### Data section
<<<<
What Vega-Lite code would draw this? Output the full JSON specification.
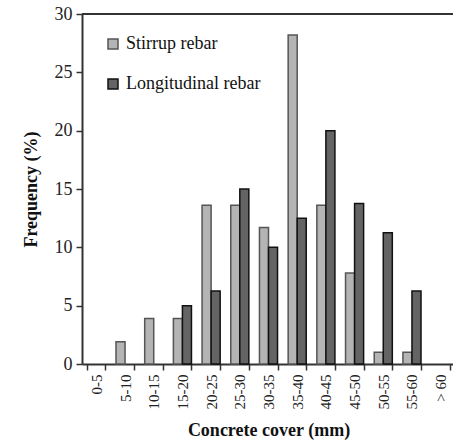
{
  "$schema": "https://vega.github.io/schema/vega-lite/v6.json",
  "autosize": {"type": "none"},
  "padding": {"left": 82, "top": 14, "right": 0, "bottom": 81},
  "width": 373,
  "height": 350,
  "background": "white",
  "config": {
    "font": "Liberation Serif",
    "view": {"stroke": null},
    "axis": {"domainColor": "#333", "domainWidth": 2, "tickColor": "#333", "tickWidth": 1.5, "labelColor": "#222", "titleColor": "#111", "labelFont": "Liberation Serif", "titleFont": "Liberation Serif", "grid": false}
  },
  "data": {"values": [
    {"cover": "5-10", "type": "Stirrup rebar", "freq": 1.9},
    {"cover": "10-15", "type": "Stirrup rebar", "freq": 3.9},
    {"cover": "15-20", "type": "Stirrup rebar", "freq": 3.9},
    {"cover": "15-20", "type": "Longitudinal rebar", "freq": 5.0},
    {"cover": "20-25", "type": "Stirrup rebar", "freq": 13.6},
    {"cover": "20-25", "type": "Longitudinal rebar", "freq": 6.25},
    {"cover": "25-30", "type": "Stirrup rebar", "freq": 13.6},
    {"cover": "25-30", "type": "Longitudinal rebar", "freq": 15.0},
    {"cover": "30-35", "type": "Stirrup rebar", "freq": 11.7},
    {"cover": "30-35", "type": "Longitudinal rebar", "freq": 10.0},
    {"cover": "35-40", "type": "Stirrup rebar", "freq": 28.2},
    {"cover": "35-40", "type": "Longitudinal rebar", "freq": 12.5},
    {"cover": "40-45", "type": "Stirrup rebar", "freq": 13.6},
    {"cover": "40-45", "type": "Longitudinal rebar", "freq": 20.0},
    {"cover": "45-50", "type": "Stirrup rebar", "freq": 7.8},
    {"cover": "45-50", "type": "Longitudinal rebar", "freq": 13.75},
    {"cover": "50-55", "type": "Stirrup rebar", "freq": 1.0},
    {"cover": "50-55", "type": "Longitudinal rebar", "freq": 11.25},
    {"cover": "55-60", "type": "Stirrup rebar", "freq": 1.0},
    {"cover": "55-60", "type": "Longitudinal rebar", "freq": 6.25}
  ]},
  "layer": [
    {
      "mark": {"type": "bar", "strokeWidth": 1.5},
      "encoding": {
        "x": {
          "field": "cover", "type": "nominal",
          "scale": {"domain": ["0-5","5-10","10-15","15-20","20-25","25-30","30-35","35-40","40-45","45-50","50-55","55-60","> 60"], "paddingInner": 0.37, "paddingOuter": 0.185},
          "axis": {"title": "Concrete cover (mm)", "titleFontSize": 18, "titleFontWeight": "bold", "titlePadding": 13, "labelAngle": -90, "labelFontSize": 15, "labelPadding": 4, "tickBand": "extent", "tickSize": 6}
        },
        "xOffset": {"field": "type", "type": "nominal", "scale": {"domain": ["Stirrup rebar", "Longitudinal rebar"], "paddingInner": 0}},
        "y": {
          "field": "freq", "type": "quantitative",
          "scale": {"domain": [0, 30], "nice": false},
          "axis": {"title": "Frequency (%)", "titleFontSize": 18, "titleFontWeight": "bold", "titlePadding": 14, "values": [0,5,10,15,20,25,30], "labelFontSize": 18, "labelPadding": 4, "tickSize": 6}
        },
        "fill": {
          "field": "type", "type": "nominal",
          "scale": {"domain": ["Stirrup rebar", "Longitudinal rebar"], "range": ["#b4b4b4", "#646464"]},
          "legend": {"title": null, "orient": "none", "legendX": 22, "legendY": 21, "symbolType": "square", "symbolSize": 100, "symbolStrokeColor": "#222", "symbolStrokeWidth": 1.5, "labelFontSize": 18, "labelColor": "#111", "rowPadding": 22, "labelOffset": 4}
        },
        "stroke": {
          "field": "type", "type": "nominal",
          "scale": {"domain": ["Stirrup rebar", "Longitudinal rebar"], "range": ["#555555", "#111111"]},
          "legend": null
        }
      }
    },
    {
      "mark": {"type": "rule", "color": "#333", "strokeWidth": 2},
      "encoding": {"y": {"datum": 30}}
    }
  ]
}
>>>>
### Problem
Every line above should be repeated exactly; pictures stay out of the copy.

### Result of this task
What Vega-Lite code would draw this? Output the full JSON specification.
{
  "$schema": "https://vega.github.io/schema/vega-lite/v6.json",
  "autosize": {"type": "none"},
  "padding": {"left": 82, "top": 14, "right": 0, "bottom": 81},
  "width": 373,
  "height": 350,
  "background": "white",
  "config": {
    "font": "Liberation Serif",
    "view": {"stroke": null},
    "axis": {"domainColor": "#333", "domainWidth": 2, "tickColor": "#333", "tickWidth": 1.5, "labelColor": "#222", "titleColor": "#111", "labelFont": "Liberation Serif", "titleFont": "Liberation Serif", "grid": false}
  },
  "data": {"values": [
    {"cover": "5-10", "type": "Stirrup rebar", "freq": 1.9},
    {"cover": "10-15", "type": "Stirrup rebar", "freq": 3.9},
    {"cover": "15-20", "type": "Stirrup rebar", "freq": 3.9},
    {"cover": "15-20", "type": "Longitudinal rebar", "freq": 5.0},
    {"cover": "20-25", "type": "Stirrup rebar", "freq": 13.6},
    {"cover": "20-25", "type": "Longitudinal rebar", "freq": 6.25},
    {"cover": "25-30", "type": "Stirrup rebar", "freq": 13.6},
    {"cover": "25-30", "type": "Longitudinal rebar", "freq": 15.0},
    {"cover": "30-35", "type": "Stirrup rebar", "freq": 11.7},
    {"cover": "30-35", "type": "Longitudinal rebar", "freq": 10.0},
    {"cover": "35-40", "type": "Stirrup rebar", "freq": 28.2},
    {"cover": "35-40", "type": "Longitudinal rebar", "freq": 12.5},
    {"cover": "40-45", "type": "Stirrup rebar", "freq": 13.6},
    {"cover": "40-45", "type": "Longitudinal rebar", "freq": 20.0},
    {"cover": "45-50", "type": "Stirrup rebar", "freq": 7.8},
    {"cover": "45-50", "type": "Longitudinal rebar", "freq": 13.75},
    {"cover": "50-55", "type": "Stirrup rebar", "freq": 1.0},
    {"cover": "50-55", "type": "Longitudinal rebar", "freq": 11.25},
    {"cover": "55-60", "type": "Stirrup rebar", "freq": 1.0},
    {"cover": "55-60", "type": "Longitudinal rebar", "freq": 6.25}
  ]},
  "layer": [
    {
      "mark": {"type": "bar", "strokeWidth": 1.5},
      "encoding": {
        "x": {
          "field": "cover", "type": "nominal",
          "scale": {"domain": ["0-5","5-10","10-15","15-20","20-25","25-30","30-35","35-40","40-45","45-50","50-55","55-60","> 60"], "paddingInner": 0.37, "paddingOuter": 0.185},
          "axis": {"title": "Concrete cover (mm)", "titleFontSize": 18, "titleFontWeight": "bold", "titlePadding": 13, "labelAngle": -90, "labelFontSize": 15, "labelPadding": 4, "tickBand": "extent", "tickSize": 6}
        },
        "xOffset": {"field": "type", "type": "nominal", "scale": {"domain": ["Stirrup rebar", "Longitudinal rebar"], "paddingInner": 0}},
        "y": {
          "field": "freq", "type": "quantitative",
          "scale": {"domain": [0, 30], "nice": false},
          "axis": {"title": "Frequency (%)", "titleFontSize": 18, "titleFontWeight": "bold", "titlePadding": 14, "values": [0,5,10,15,20,25,30], "labelFontSize": 18, "labelPadding": 4, "tickSize": 6}
        },
        "fill": {
          "field": "type", "type": "nominal",
          "scale": {"domain": ["Stirrup rebar", "Longitudinal rebar"], "range": ["#b4b4b4", "#646464"]},
          "legend": {"title": null, "orient": "none", "legendX": 22, "legendY": 21, "symbolType": "square", "symbolSize": 100, "symbolStrokeColor": "#222", "symbolStrokeWidth": 1.5, "labelFontSize": 18, "labelColor": "#111", "rowPadding": 22, "labelOffset": 4}
        },
        "stroke": {
          "field": "type", "type": "nominal",
          "scale": {"domain": ["Stirrup rebar", "Longitudinal rebar"], "range": ["#555555", "#111111"]},
          "legend": null
        }
      }
    },
    {
      "mark": {"type": "rule", "color": "#333", "strokeWidth": 2},
      "encoding": {"y": {"datum": 30}}
    }
  ]
}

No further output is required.